GIVEN RECORDS
━━━━━━━━

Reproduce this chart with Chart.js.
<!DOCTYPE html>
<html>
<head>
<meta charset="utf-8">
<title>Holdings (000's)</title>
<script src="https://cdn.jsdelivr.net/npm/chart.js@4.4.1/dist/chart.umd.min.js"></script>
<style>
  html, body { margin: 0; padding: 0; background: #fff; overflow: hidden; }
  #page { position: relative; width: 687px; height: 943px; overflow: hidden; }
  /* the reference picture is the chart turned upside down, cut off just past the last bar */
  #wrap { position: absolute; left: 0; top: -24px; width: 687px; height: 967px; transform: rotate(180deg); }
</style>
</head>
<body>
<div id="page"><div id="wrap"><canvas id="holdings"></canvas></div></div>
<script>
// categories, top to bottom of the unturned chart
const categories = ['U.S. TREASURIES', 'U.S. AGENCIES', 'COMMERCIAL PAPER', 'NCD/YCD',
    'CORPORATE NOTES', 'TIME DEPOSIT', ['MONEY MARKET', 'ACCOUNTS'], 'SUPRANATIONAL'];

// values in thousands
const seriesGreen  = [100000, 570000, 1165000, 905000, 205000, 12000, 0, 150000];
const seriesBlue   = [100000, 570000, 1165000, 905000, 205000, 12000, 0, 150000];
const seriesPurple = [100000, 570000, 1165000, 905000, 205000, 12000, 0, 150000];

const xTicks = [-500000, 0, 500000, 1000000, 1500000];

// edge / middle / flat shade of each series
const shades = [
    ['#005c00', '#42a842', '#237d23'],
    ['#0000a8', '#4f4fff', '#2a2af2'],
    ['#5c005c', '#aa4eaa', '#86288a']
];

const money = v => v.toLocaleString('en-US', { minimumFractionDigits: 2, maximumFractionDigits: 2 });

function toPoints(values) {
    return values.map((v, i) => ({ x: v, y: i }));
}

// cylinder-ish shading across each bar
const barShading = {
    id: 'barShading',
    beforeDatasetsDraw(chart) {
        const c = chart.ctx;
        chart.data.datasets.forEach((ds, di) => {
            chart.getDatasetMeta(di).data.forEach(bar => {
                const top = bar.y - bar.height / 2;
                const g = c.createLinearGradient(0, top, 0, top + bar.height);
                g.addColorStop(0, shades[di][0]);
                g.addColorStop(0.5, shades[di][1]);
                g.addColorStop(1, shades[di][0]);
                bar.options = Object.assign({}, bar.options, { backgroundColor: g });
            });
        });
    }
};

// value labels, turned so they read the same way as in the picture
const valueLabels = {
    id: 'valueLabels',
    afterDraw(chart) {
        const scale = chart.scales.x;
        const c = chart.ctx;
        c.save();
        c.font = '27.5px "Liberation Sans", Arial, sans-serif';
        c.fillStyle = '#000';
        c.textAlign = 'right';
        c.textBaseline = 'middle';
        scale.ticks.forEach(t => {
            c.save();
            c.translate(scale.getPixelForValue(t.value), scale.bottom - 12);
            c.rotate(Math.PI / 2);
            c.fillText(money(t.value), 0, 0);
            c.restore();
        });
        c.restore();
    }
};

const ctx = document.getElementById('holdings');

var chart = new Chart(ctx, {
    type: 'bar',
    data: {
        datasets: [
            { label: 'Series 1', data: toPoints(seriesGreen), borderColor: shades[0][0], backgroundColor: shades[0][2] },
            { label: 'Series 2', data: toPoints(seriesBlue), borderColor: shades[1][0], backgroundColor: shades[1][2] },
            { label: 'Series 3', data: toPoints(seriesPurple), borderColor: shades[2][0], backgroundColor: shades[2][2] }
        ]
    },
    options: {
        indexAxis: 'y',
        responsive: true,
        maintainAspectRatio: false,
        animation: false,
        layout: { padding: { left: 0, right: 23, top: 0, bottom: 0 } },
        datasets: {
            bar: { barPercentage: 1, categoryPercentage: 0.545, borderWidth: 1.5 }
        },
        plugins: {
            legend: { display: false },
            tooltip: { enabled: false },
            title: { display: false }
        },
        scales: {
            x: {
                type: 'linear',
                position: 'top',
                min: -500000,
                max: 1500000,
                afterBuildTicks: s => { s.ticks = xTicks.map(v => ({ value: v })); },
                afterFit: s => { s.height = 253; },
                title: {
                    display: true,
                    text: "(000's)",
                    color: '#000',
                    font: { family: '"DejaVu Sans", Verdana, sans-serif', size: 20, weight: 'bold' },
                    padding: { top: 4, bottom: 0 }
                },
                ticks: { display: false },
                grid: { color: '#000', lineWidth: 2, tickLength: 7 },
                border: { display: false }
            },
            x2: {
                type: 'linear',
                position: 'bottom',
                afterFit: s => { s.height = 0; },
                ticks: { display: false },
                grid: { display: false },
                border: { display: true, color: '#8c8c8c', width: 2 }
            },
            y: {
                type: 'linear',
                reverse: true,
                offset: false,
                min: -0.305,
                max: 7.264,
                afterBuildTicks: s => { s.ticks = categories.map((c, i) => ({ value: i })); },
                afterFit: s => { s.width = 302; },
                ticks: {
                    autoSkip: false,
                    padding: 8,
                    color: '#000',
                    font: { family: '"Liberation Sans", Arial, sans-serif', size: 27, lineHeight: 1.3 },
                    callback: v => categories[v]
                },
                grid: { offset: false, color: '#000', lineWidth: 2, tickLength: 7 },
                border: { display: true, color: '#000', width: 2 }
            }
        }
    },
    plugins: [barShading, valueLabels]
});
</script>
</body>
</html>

━━━━━━━━

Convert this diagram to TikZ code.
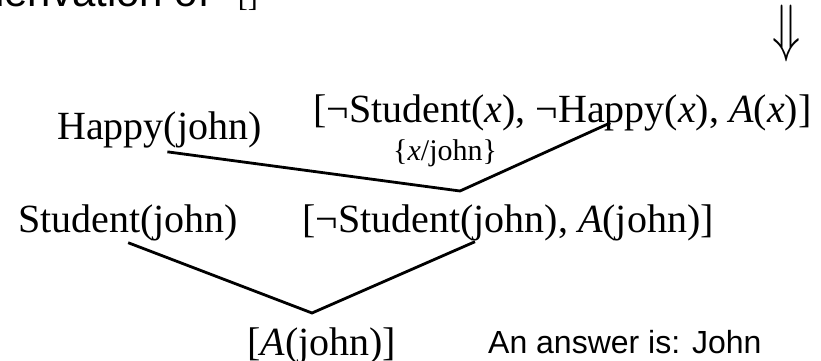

━━━━━━━━

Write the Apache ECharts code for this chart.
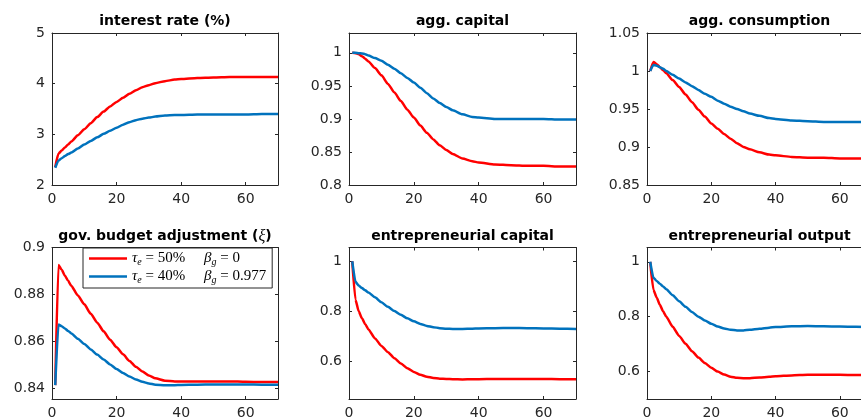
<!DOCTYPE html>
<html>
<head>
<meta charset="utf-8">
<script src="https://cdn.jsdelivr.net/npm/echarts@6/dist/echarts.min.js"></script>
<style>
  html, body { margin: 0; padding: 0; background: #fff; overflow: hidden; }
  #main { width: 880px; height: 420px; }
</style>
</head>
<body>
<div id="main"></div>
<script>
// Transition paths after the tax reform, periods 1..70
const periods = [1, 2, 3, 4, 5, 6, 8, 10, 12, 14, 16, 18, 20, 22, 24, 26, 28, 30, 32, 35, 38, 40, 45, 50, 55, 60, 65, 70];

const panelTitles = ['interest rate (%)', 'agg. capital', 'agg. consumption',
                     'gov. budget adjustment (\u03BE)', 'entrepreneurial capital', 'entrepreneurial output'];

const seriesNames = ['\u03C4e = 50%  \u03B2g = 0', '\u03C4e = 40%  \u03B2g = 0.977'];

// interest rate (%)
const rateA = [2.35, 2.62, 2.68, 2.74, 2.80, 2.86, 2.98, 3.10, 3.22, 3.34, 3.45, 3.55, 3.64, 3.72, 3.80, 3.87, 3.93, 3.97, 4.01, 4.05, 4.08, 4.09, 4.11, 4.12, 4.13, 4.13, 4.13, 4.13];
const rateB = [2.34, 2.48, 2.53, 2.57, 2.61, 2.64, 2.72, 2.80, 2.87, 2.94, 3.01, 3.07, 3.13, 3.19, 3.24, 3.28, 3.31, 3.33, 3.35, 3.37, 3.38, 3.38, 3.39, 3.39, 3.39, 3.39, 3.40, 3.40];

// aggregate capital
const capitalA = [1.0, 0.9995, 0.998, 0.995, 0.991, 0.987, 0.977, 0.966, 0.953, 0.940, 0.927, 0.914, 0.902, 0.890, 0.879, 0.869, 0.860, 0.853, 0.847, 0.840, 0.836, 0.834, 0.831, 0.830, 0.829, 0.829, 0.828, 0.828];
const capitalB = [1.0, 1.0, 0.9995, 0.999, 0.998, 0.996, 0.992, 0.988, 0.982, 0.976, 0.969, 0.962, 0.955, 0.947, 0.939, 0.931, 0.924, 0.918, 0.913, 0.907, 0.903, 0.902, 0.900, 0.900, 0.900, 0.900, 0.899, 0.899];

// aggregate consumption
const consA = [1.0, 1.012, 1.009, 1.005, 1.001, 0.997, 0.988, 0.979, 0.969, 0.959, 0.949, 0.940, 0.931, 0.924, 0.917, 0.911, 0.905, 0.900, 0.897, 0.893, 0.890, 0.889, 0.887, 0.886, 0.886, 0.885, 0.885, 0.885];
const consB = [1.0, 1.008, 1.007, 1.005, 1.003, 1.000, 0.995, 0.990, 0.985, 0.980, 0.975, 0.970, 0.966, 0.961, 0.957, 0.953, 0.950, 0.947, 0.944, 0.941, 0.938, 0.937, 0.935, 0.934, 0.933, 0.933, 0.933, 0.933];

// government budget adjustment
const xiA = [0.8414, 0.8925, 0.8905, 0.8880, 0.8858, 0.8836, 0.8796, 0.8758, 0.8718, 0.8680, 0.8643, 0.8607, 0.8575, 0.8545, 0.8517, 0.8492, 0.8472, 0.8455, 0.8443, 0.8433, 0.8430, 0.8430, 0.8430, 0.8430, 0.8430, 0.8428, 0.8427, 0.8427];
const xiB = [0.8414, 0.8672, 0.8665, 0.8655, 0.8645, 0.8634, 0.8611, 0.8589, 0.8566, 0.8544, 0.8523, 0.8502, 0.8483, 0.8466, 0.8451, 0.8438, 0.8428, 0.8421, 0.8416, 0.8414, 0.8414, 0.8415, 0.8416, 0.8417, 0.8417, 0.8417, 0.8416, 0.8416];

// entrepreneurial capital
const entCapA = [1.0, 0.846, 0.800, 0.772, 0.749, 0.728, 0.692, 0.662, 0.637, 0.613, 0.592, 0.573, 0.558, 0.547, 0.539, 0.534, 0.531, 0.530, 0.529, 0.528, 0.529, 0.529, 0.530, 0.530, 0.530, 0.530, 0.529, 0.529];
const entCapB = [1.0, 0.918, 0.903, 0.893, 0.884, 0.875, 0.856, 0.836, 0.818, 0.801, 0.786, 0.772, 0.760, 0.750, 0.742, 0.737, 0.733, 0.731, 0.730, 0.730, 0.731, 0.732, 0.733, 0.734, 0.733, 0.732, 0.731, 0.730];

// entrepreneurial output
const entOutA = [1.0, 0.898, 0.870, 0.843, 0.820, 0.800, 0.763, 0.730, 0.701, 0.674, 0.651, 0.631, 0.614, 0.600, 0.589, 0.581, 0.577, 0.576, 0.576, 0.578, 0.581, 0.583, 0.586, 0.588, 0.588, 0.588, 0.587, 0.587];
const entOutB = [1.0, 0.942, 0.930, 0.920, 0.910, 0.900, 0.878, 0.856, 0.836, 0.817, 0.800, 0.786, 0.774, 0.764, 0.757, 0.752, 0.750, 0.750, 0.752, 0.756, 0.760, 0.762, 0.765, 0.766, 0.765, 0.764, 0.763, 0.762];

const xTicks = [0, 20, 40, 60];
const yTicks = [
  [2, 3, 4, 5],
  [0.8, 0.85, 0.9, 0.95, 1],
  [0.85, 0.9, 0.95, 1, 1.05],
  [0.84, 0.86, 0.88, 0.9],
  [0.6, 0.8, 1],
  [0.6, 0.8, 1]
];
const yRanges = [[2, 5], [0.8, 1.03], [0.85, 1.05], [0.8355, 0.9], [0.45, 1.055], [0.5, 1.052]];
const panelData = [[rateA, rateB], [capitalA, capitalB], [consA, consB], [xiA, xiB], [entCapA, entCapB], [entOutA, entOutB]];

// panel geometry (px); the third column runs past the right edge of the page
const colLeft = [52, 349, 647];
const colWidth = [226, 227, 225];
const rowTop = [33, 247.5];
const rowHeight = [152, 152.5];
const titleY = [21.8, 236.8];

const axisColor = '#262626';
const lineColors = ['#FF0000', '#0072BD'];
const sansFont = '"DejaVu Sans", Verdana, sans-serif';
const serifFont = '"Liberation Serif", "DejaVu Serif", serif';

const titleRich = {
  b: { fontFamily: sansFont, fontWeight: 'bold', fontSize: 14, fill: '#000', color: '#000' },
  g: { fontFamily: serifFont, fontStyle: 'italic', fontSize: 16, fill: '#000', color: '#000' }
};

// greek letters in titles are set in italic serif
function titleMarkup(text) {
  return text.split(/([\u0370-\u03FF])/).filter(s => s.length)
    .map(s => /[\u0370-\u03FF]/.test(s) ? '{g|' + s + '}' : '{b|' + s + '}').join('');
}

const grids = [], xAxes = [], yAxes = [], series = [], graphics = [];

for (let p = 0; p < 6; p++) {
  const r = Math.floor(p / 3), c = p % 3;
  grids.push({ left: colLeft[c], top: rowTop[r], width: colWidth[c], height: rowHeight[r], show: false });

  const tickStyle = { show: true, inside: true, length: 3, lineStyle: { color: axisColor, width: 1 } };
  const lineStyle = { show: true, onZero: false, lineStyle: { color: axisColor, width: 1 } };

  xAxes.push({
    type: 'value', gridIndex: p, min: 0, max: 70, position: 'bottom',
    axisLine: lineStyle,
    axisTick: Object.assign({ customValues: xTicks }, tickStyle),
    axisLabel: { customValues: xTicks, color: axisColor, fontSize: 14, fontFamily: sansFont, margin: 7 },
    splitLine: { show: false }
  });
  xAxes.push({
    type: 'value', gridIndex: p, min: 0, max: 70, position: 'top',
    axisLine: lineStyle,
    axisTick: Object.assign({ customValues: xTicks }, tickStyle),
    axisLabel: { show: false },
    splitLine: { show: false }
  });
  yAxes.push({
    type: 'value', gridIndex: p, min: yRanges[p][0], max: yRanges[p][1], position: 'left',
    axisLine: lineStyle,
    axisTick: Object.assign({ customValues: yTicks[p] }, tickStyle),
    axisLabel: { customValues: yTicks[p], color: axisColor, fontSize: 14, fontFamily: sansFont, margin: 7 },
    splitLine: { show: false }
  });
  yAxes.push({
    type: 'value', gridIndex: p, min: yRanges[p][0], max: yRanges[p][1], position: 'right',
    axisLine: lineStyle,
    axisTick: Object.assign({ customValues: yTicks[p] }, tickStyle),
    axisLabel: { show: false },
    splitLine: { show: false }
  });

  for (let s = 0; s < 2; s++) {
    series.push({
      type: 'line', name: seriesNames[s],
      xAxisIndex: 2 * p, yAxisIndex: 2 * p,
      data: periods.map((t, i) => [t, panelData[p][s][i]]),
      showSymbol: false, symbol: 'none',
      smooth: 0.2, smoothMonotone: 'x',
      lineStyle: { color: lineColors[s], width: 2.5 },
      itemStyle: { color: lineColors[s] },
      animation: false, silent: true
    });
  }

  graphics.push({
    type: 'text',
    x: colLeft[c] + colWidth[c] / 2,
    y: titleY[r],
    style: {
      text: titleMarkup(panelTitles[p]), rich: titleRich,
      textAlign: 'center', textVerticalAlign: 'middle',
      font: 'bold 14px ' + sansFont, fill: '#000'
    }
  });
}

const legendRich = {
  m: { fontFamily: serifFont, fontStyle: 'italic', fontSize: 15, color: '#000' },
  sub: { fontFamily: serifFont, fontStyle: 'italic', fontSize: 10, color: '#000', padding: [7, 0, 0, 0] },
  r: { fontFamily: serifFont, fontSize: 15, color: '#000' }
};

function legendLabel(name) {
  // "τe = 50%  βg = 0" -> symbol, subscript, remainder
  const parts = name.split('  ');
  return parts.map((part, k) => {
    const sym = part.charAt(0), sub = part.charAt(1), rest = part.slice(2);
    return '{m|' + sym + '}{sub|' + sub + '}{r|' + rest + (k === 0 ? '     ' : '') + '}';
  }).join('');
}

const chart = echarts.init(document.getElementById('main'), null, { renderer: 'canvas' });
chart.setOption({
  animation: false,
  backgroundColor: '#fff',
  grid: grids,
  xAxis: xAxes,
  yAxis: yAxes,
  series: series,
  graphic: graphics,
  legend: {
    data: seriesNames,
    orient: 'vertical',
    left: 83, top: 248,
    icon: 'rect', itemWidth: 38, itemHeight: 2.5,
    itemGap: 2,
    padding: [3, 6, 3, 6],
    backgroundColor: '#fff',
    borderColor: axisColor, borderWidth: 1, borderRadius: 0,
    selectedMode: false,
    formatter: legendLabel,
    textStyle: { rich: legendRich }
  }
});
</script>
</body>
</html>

━━━━━━━━

GIVEN TASK
Scan the listing above and copy all lines containing the word "this".

COMPLETE ANSWER
Reproduce this chart with Chart.js.
Convert this diagram to TikZ code.
Write the Apache ECharts code for this chart.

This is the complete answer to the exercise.